(SHORT TASK) All lines below must be repeated exactly, with the pictures omitted.

(PROVIDED MATERIAL)
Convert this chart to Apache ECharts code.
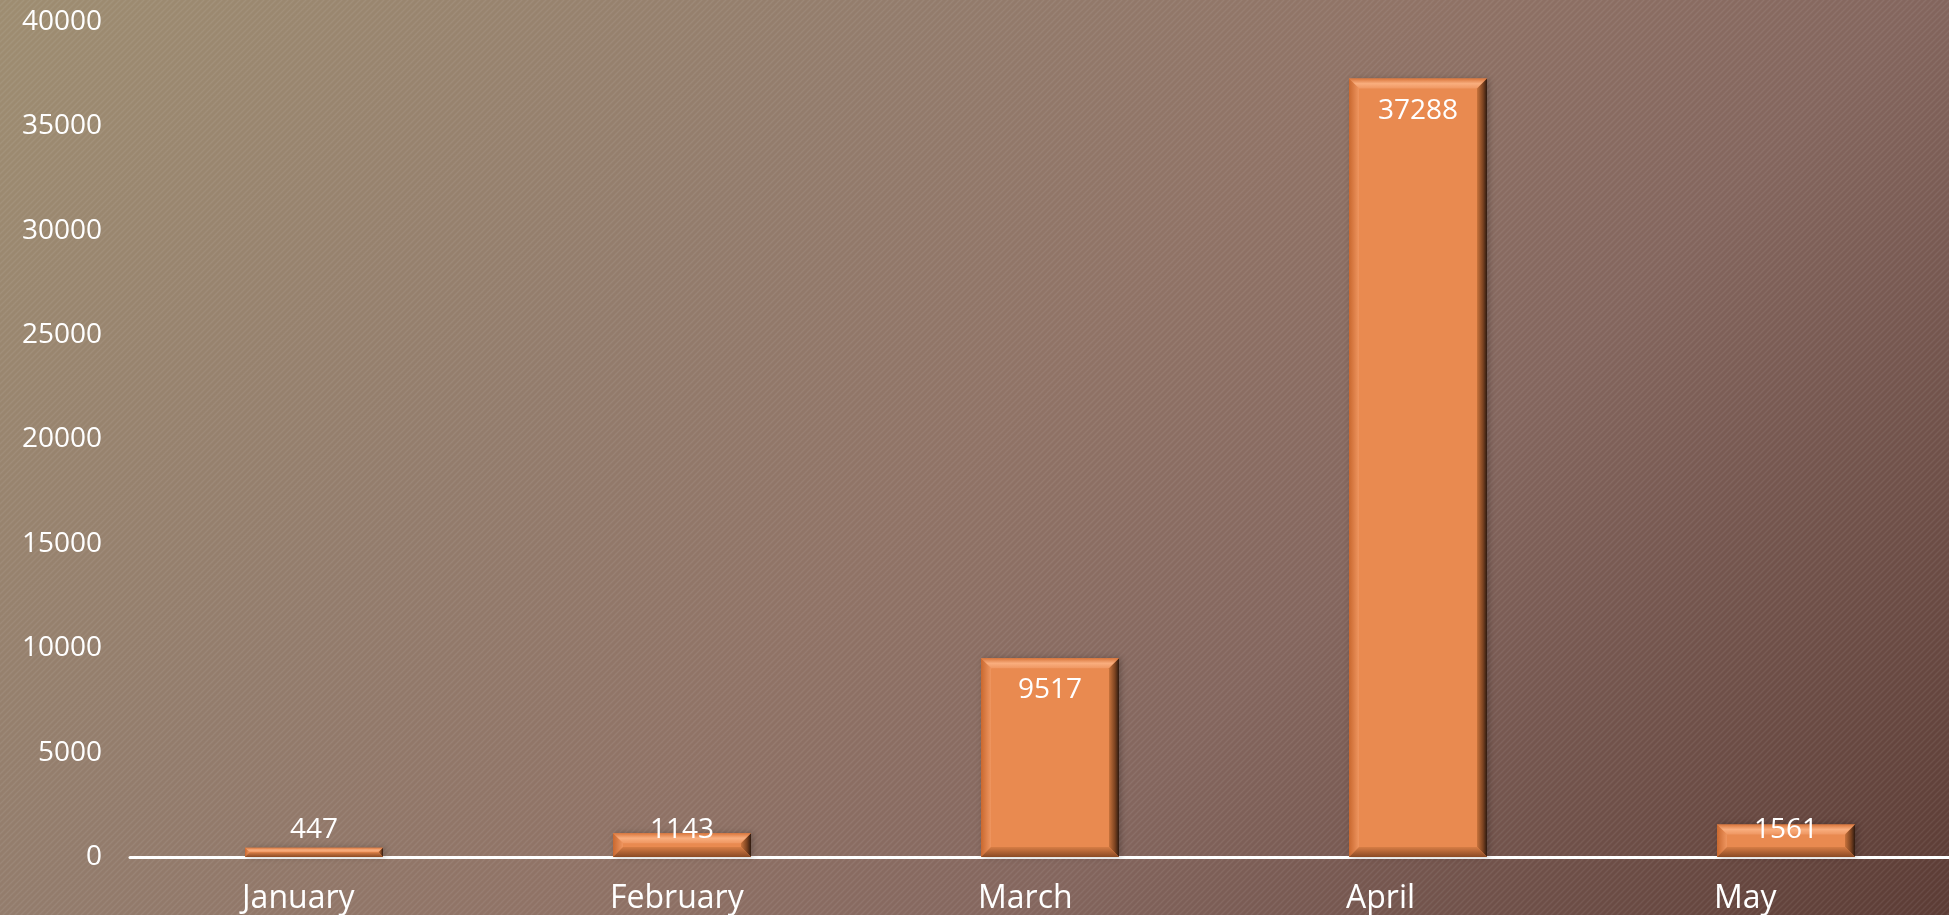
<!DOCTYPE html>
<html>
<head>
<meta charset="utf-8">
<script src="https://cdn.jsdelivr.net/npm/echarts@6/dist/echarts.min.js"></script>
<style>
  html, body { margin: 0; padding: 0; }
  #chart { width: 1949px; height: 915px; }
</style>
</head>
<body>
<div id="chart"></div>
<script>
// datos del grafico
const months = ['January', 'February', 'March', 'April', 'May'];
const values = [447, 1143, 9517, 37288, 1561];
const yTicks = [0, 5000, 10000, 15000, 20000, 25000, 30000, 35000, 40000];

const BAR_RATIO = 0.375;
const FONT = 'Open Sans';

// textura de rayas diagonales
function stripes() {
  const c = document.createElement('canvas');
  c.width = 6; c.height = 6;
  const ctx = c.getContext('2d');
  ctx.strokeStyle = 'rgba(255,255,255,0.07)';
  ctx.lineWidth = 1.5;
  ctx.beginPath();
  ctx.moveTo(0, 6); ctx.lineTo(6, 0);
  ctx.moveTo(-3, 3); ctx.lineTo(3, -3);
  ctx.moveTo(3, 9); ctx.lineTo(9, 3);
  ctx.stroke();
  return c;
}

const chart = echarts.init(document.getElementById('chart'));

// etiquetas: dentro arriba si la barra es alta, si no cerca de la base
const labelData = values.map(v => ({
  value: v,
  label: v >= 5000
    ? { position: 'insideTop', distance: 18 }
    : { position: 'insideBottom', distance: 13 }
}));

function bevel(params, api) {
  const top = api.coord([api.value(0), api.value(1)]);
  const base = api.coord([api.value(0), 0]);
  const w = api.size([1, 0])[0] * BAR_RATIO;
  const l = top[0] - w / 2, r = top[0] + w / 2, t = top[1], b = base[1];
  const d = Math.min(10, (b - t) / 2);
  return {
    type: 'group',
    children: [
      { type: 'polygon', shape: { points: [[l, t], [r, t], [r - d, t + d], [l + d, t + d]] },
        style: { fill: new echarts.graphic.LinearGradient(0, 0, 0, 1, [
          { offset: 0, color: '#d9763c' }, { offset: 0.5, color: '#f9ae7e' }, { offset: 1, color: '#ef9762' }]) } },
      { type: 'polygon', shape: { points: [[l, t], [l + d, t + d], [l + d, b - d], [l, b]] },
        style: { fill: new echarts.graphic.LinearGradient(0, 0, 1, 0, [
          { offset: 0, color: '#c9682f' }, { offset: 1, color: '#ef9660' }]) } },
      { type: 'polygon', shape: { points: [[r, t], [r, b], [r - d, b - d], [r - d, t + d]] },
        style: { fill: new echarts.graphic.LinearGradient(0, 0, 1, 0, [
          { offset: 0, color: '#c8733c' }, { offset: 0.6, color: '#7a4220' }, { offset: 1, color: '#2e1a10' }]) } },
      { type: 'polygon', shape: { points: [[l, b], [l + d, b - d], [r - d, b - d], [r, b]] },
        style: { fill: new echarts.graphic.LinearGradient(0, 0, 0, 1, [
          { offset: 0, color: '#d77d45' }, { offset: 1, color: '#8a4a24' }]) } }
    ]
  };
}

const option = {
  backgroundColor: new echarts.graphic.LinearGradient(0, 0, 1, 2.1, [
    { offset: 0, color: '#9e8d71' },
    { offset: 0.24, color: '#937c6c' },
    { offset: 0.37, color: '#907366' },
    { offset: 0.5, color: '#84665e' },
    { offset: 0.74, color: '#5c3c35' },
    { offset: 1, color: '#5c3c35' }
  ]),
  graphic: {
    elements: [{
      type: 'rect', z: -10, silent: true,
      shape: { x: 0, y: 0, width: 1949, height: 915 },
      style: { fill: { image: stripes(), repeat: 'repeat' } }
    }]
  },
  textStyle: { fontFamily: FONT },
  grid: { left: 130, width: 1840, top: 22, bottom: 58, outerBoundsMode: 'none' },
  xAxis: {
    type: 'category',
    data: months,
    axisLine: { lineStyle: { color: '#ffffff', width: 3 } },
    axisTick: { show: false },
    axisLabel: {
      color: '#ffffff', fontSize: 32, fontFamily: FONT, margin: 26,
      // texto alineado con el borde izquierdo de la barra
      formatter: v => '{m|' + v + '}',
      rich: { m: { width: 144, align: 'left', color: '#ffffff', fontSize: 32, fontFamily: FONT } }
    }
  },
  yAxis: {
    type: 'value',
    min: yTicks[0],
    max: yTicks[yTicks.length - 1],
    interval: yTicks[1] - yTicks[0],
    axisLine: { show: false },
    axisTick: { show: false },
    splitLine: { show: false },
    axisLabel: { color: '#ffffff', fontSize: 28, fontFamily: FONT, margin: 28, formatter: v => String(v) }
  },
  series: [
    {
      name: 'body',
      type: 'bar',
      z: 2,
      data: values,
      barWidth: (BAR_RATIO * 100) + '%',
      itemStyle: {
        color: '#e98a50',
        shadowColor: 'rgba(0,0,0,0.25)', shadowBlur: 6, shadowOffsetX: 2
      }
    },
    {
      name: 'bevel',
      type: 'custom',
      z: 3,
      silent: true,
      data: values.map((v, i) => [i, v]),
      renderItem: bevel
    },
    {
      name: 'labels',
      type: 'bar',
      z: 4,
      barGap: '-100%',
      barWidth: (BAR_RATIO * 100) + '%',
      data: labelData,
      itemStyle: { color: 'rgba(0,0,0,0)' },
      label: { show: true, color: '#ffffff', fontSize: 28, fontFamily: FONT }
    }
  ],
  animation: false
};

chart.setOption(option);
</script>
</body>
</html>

(ANSWER)
Convert this chart to Apache ECharts code.
<!DOCTYPE html>
<html>
<head>
<meta charset="utf-8">
<script src="https://cdn.jsdelivr.net/npm/echarts@6/dist/echarts.min.js"></script>
<style>
  html, body { margin: 0; padding: 0; }
  #chart { width: 1949px; height: 915px; }
</style>
</head>
<body>
<div id="chart"></div>
<script>
// datos del grafico
const months = ['January', 'February', 'March', 'April', 'May'];
const values = [447, 1143, 9517, 37288, 1561];
const yTicks = [0, 5000, 10000, 15000, 20000, 25000, 30000, 35000, 40000];

const BAR_RATIO = 0.375;
const FONT = 'Open Sans';

// textura de rayas diagonales
function stripes() {
  const c = document.createElement('canvas');
  c.width = 6; c.height = 6;
  const ctx = c.getContext('2d');
  ctx.strokeStyle = 'rgba(255,255,255,0.07)';
  ctx.lineWidth = 1.5;
  ctx.beginPath();
  ctx.moveTo(0, 6); ctx.lineTo(6, 0);
  ctx.moveTo(-3, 3); ctx.lineTo(3, -3);
  ctx.moveTo(3, 9); ctx.lineTo(9, 3);
  ctx.stroke();
  return c;
}

const chart = echarts.init(document.getElementById('chart'));

// etiquetas: dentro arriba si la barra es alta, si no cerca de la base
const labelData = values.map(v => ({
  value: v,
  label: v >= 5000
    ? { position: 'insideTop', distance: 18 }
    : { position: 'insideBottom', distance: 13 }
}));

function bevel(params, api) {
  const top = api.coord([api.value(0), api.value(1)]);
  const base = api.coord([api.value(0), 0]);
  const w = api.size([1, 0])[0] * BAR_RATIO;
  const l = top[0] - w / 2, r = top[0] + w / 2, t = top[1], b = base[1];
  const d = Math.min(10, (b - t) / 2);
  return {
    type: 'group',
    children: [
      { type: 'polygon', shape: { points: [[l, t], [r, t], [r - d, t + d], [l + d, t + d]] },
        style: { fill: new echarts.graphic.LinearGradient(0, 0, 0, 1, [
          { offset: 0, color: '#d9763c' }, { offset: 0.5, color: '#f9ae7e' }, { offset: 1, color: '#ef9762' }]) } },
      { type: 'polygon', shape: { points: [[l, t], [l + d, t + d], [l + d, b - d], [l, b]] },
        style: { fill: new echarts.graphic.LinearGradient(0, 0, 1, 0, [
          { offset: 0, color: '#c9682f' }, { offset: 1, color: '#ef9660' }]) } },
      { type: 'polygon', shape: { points: [[r, t], [r, b], [r - d, b - d], [r - d, t + d]] },
        style: { fill: new echarts.graphic.LinearGradient(0, 0, 1, 0, [
          { offset: 0, color: '#c8733c' }, { offset: 0.6, color: '#7a4220' }, { offset: 1, color: '#2e1a10' }]) } },
      { type: 'polygon', shape: { points: [[l, b], [l + d, b - d], [r - d, b - d], [r, b]] },
        style: { fill: new echarts.graphic.LinearGradient(0, 0, 0, 1, [
          { offset: 0, color: '#d77d45' }, { offset: 1, color: '#8a4a24' }]) } }
    ]
  };
}

const option = {
  backgroundColor: new echarts.graphic.LinearGradient(0, 0, 1, 2.1, [
    { offset: 0, color: '#9e8d71' },
    { offset: 0.24, color: '#937c6c' },
    { offset: 0.37, color: '#907366' },
    { offset: 0.5, color: '#84665e' },
    { offset: 0.74, color: '#5c3c35' },
    { offset: 1, color: '#5c3c35' }
  ]),
  graphic: {
    elements: [{
      type: 'rect', z: -10, silent: true,
      shape: { x: 0, y: 0, width: 1949, height: 915 },
      style: { fill: { image: stripes(), repeat: 'repeat' } }
    }]
  },
  textStyle: { fontFamily: FONT },
  grid: { left: 130, width: 1840, top: 22, bottom: 58, outerBoundsMode: 'none' },
  xAxis: {
    type: 'category',
    data: months,
    axisLine: { lineStyle: { color: '#ffffff', width: 3 } },
    axisTick: { show: false },
    axisLabel: {
      color: '#ffffff', fontSize: 32, fontFamily: FONT, margin: 26,
      // texto alineado con el borde izquierdo de la barra
      formatter: v => '{m|' + v + '}',
      rich: { m: { width: 144, align: 'left', color: '#ffffff', fontSize: 32, fontFamily: FONT } }
    }
  },
  yAxis: {
    type: 'value',
    min: yTicks[0],
    max: yTicks[yTicks.length - 1],
    interval: yTicks[1] - yTicks[0],
    axisLine: { show: false },
    axisTick: { show: false },
    splitLine: { show: false },
    axisLabel: { color: '#ffffff', fontSize: 28, fontFamily: FONT, margin: 28, formatter: v => String(v) }
  },
  series: [
    {
      name: 'body',
      type: 'bar',
      z: 2,
      data: values,
      barWidth: (BAR_RATIO * 100) + '%',
      itemStyle: {
        color: '#e98a50',
        shadowColor: 'rgba(0,0,0,0.25)', shadowBlur: 6, shadowOffsetX: 2
      }
    },
    {
      name: 'bevel',
      type: 'custom',
      z: 3,
      silent: true,
      data: values.map((v, i) => [i, v]),
      renderItem: bevel
    },
    {
      name: 'labels',
      type: 'bar',
      z: 4,
      barGap: '-100%',
      barWidth: (BAR_RATIO * 100) + '%',
      data: labelData,
      itemStyle: { color: 'rgba(0,0,0,0)' },
      label: { show: true, color: '#ffffff', fontSize: 28, fontFamily: FONT }
    }
  ],
  animation: false
};

chart.setOption(option);
</script>
</body>
</html>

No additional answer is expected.